The shares were being quoted on different exchanges, at the same ask price. 24k was the cumulative volume that the buyer wanted, but that couldn't be fulfilled by a single exchange (the quote was for a smaller volume at that price). Therefore, to buy 24k shares, the buyer needs to trade twice, once at each exchange.
> I wonder why these trades are not being performed in parallel across the various exchanges, partially preventing this kind of arbitrage?
As has been pointed out, this is what a good broker will do - they will compensate for latency to make sure that bids arrive at differing venues at the same time to prevent the market shifting underneath them. A naïve broker will simply send out the bids at the same, and latency means that they arrive at different exchanges at different times. This lets the sellers at the more distant exchange move the market in response to the information of the trade being executed at the closer exchange.
Why is one actor paying for an advantage that is available to anyone who should desire it, and have the means to pay for it, an issue?
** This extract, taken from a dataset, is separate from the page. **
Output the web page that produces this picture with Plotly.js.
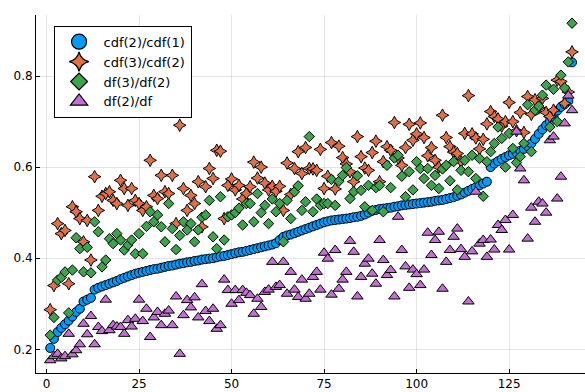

That's what it is: People are seeing the orders pour through the various exchanges, and are reacting to it. If they were seeing the orders before they hit the exchanges, that would be front running, and it would be illegal. But Nanex appears to be showing people responding to orders after they hit the exchanges, and that would seem to be legal and moral.
The moral is that if you want to buy so much of a single stock that you can't even buy it all from a single exchange, you MAY end up paying a bit of a premium, unless you're quite good at hiding what you're doing. And in this example, the purchaser was not. It's a story as old as markets.
After all, the market is supposed to be useful for organizing long-term investments. The short-term stuff is pretty far removed from the progress of society.
It's legal, yes, but you can't make a jump to moral so easily.
I don't think it's necessarily immoral either, but morality depends on much more - what the end results are, who is affected, what kind of effect, etc. Morality doesn't exist in the vacuum of an isolated decision.
It seems there is only one clear winner here - the IT people making money off developing HFT systems.
http://www.ft.com/intl/cms/s/0/ff8c6486-cb37-11e3-ba95-00144...
Spreads used to be a quarter, and now they're a penny! That's a huge deal!
Would it be possible, legally and technically, to put a special additional fee/tax onto high-frequency trading while leaving normal high-volume traders alone?
tc qdisc change dev eth0 root netem delay 100ms 10ms
Problem solved.High Frequency Traders are selling a service (liquidity). A tax on them is mostly just a tax on their customers.
What's the difference between trades and quotes here in this chart? And how are the trader's order and purchases indicated?
A trade is an announcement that an offer was accepted and a contract was agreed on. "10g of gold have been sold at 40$ each". The identity of the traders is typically known only by the exchange, and each of the trader knows they are part of it, but don't know the counterparty.
This rotted apple should not hide the good part of HFT, which is to reduce spread and inconsistencies between markets and to generate profits from this (positive) action. HFT took the place of traders, who were paid a lot for doing that stupid task.